* _Written request_
The data must be returned in full and exactly as given.

* _Supplied material_

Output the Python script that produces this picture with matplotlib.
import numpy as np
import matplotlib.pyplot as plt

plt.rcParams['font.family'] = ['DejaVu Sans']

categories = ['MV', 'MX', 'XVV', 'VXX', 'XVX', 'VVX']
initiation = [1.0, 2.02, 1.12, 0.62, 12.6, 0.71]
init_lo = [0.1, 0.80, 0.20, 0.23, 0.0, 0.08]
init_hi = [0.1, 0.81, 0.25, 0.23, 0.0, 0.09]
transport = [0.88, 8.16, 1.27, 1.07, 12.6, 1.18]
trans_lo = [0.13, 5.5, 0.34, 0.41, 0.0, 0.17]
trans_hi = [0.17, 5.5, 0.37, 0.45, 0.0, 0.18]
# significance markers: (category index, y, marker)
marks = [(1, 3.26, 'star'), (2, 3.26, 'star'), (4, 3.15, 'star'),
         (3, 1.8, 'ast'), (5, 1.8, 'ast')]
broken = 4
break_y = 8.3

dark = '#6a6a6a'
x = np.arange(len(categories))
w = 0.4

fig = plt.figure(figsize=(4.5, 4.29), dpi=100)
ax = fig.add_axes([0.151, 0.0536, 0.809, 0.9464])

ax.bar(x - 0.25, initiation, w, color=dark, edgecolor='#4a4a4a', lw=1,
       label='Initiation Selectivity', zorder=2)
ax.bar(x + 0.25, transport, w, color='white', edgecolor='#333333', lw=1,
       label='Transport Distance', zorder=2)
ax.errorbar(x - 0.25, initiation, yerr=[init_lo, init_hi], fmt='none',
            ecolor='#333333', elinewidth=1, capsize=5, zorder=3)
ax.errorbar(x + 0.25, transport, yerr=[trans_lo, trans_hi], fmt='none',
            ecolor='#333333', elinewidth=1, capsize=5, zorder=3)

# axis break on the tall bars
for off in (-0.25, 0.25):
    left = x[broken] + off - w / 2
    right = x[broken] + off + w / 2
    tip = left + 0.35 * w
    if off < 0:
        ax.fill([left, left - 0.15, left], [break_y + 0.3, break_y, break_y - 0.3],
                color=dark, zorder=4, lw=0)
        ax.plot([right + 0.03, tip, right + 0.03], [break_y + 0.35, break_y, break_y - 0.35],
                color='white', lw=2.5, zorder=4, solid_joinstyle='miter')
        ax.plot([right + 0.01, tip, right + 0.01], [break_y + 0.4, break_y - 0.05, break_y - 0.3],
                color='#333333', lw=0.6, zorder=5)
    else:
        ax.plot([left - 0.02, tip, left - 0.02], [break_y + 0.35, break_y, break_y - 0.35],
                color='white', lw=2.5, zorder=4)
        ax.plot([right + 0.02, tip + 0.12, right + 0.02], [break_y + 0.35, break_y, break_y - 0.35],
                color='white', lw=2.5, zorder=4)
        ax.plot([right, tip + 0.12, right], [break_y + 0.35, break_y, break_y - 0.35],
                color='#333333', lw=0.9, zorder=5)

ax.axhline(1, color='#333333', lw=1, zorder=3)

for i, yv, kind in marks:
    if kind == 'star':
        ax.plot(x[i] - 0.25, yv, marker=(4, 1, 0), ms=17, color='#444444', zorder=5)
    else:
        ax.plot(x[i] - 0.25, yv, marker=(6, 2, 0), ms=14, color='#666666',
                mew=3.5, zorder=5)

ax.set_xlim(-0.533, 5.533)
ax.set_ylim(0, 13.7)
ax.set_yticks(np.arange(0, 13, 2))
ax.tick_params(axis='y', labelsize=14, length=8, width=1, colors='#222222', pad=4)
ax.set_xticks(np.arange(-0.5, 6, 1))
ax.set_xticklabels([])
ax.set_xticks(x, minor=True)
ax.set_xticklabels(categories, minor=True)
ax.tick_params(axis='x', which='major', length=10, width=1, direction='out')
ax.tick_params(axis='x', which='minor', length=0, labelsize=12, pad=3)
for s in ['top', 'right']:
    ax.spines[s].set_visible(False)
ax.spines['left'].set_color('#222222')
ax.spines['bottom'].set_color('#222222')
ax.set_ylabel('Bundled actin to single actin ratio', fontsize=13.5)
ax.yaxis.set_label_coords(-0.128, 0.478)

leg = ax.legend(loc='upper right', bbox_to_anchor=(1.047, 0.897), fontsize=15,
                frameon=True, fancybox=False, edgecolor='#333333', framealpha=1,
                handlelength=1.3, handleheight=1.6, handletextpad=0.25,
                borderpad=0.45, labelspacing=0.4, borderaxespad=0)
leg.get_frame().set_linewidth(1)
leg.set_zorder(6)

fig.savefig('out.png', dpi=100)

* _Written response_
Output the Python script that produces this picture with matplotlib.
import numpy as np
import matplotlib.pyplot as plt

plt.rcParams['font.family'] = ['DejaVu Sans']

categories = ['MV', 'MX', 'XVV', 'VXX', 'XVX', 'VVX']
initiation = [1.0, 2.02, 1.12, 0.62, 12.6, 0.71]
init_lo = [0.1, 0.80, 0.20, 0.23, 0.0, 0.08]
init_hi = [0.1, 0.81, 0.25, 0.23, 0.0, 0.09]
transport = [0.88, 8.16, 1.27, 1.07, 12.6, 1.18]
trans_lo = [0.13, 5.5, 0.34, 0.41, 0.0, 0.17]
trans_hi = [0.17, 5.5, 0.37, 0.45, 0.0, 0.18]
# significance markers: (category index, y, marker)
marks = [(1, 3.26, 'star'), (2, 3.26, 'star'), (4, 3.15, 'star'),
         (3, 1.8, 'ast'), (5, 1.8, 'ast')]
broken = 4
break_y = 8.3

dark = '#6a6a6a'
x = np.arange(len(categories))
w = 0.4

fig = plt.figure(figsize=(4.5, 4.29), dpi=100)
ax = fig.add_axes([0.151, 0.0536, 0.809, 0.9464])

ax.bar(x - 0.25, initiation, w, color=dark, edgecolor='#4a4a4a', lw=1,
       label='Initiation Selectivity', zorder=2)
ax.bar(x + 0.25, transport, w, color='white', edgecolor='#333333', lw=1,
       label='Transport Distance', zorder=2)
ax.errorbar(x - 0.25, initiation, yerr=[init_lo, init_hi], fmt='none',
            ecolor='#333333', elinewidth=1, capsize=5, zorder=3)
ax.errorbar(x + 0.25, transport, yerr=[trans_lo, trans_hi], fmt='none',
            ecolor='#333333', elinewidth=1, capsize=5, zorder=3)

# axis break on the tall bars
for off in (-0.25, 0.25):
    left = x[broken] + off - w / 2
    right = x[broken] + off + w / 2
    tip = left + 0.35 * w
    if off < 0:
        ax.fill([left, left - 0.15, left], [break_y + 0.3, break_y, break_y - 0.3],
                color=dark, zorder=4, lw=0)
        ax.plot([right + 0.03, tip, right + 0.03], [break_y + 0.35, break_y, break_y - 0.35],
                color='white', lw=2.5, zorder=4, solid_joinstyle='miter')
        ax.plot([right + 0.01, tip, right + 0.01], [break_y + 0.4, break_y - 0.05, break_y - 0.3],
                color='#333333', lw=0.6, zorder=5)
    else:
        ax.plot([left - 0.02, tip, left - 0.02], [break_y + 0.35, break_y, break_y - 0.35],
                color='white', lw=2.5, zorder=4)
        ax.plot([right + 0.02, tip + 0.12, right + 0.02], [break_y + 0.35, break_y, break_y - 0.35],
                color='white', lw=2.5, zorder=4)
        ax.plot([right, tip + 0.12, right], [break_y + 0.35, break_y, break_y - 0.35],
                color='#333333', lw=0.9, zorder=5)

ax.axhline(1, color='#333333', lw=1, zorder=3)

for i, yv, kind in marks:
    if kind == 'star':
        ax.plot(x[i] - 0.25, yv, marker=(4, 1, 0), ms=17, color='#444444', zorder=5)
    else:
        ax.plot(x[i] - 0.25, yv, marker=(6, 2, 0), ms=14, color='#666666',
                mew=3.5, zorder=5)

ax.set_xlim(-0.533, 5.533)
ax.set_ylim(0, 13.7)
ax.set_yticks(np.arange(0, 13, 2))
ax.tick_params(axis='y', labelsize=14, length=8, width=1, colors='#222222', pad=4)
ax.set_xticks(np.arange(-0.5, 6, 1))
ax.set_xticklabels([])
ax.set_xticks(x, minor=True)
ax.set_xticklabels(categories, minor=True)
ax.tick_params(axis='x', which='major', length=10, width=1, direction='out')
ax.tick_params(axis='x', which='minor', length=0, labelsize=12, pad=3)
for s in ['top', 'right']:
    ax.spines[s].set_visible(False)
ax.spines['left'].set_color('#222222')
ax.spines['bottom'].set_color('#222222')
ax.set_ylabel('Bundled actin to single actin ratio', fontsize=13.5)
ax.yaxis.set_label_coords(-0.128, 0.478)

leg = ax.legend(loc='upper right', bbox_to_anchor=(1.047, 0.897), fontsize=15,
                frameon=True, fancybox=False, edgecolor='#333333', framealpha=1,
                handlelength=1.3, handleheight=1.6, handletextpad=0.25,
                borderpad=0.45, labelspacing=0.4, borderaxespad=0)
leg.get_frame().set_linewidth(1)
leg.set_zorder(6)

fig.savefig('out.png', dpi=100)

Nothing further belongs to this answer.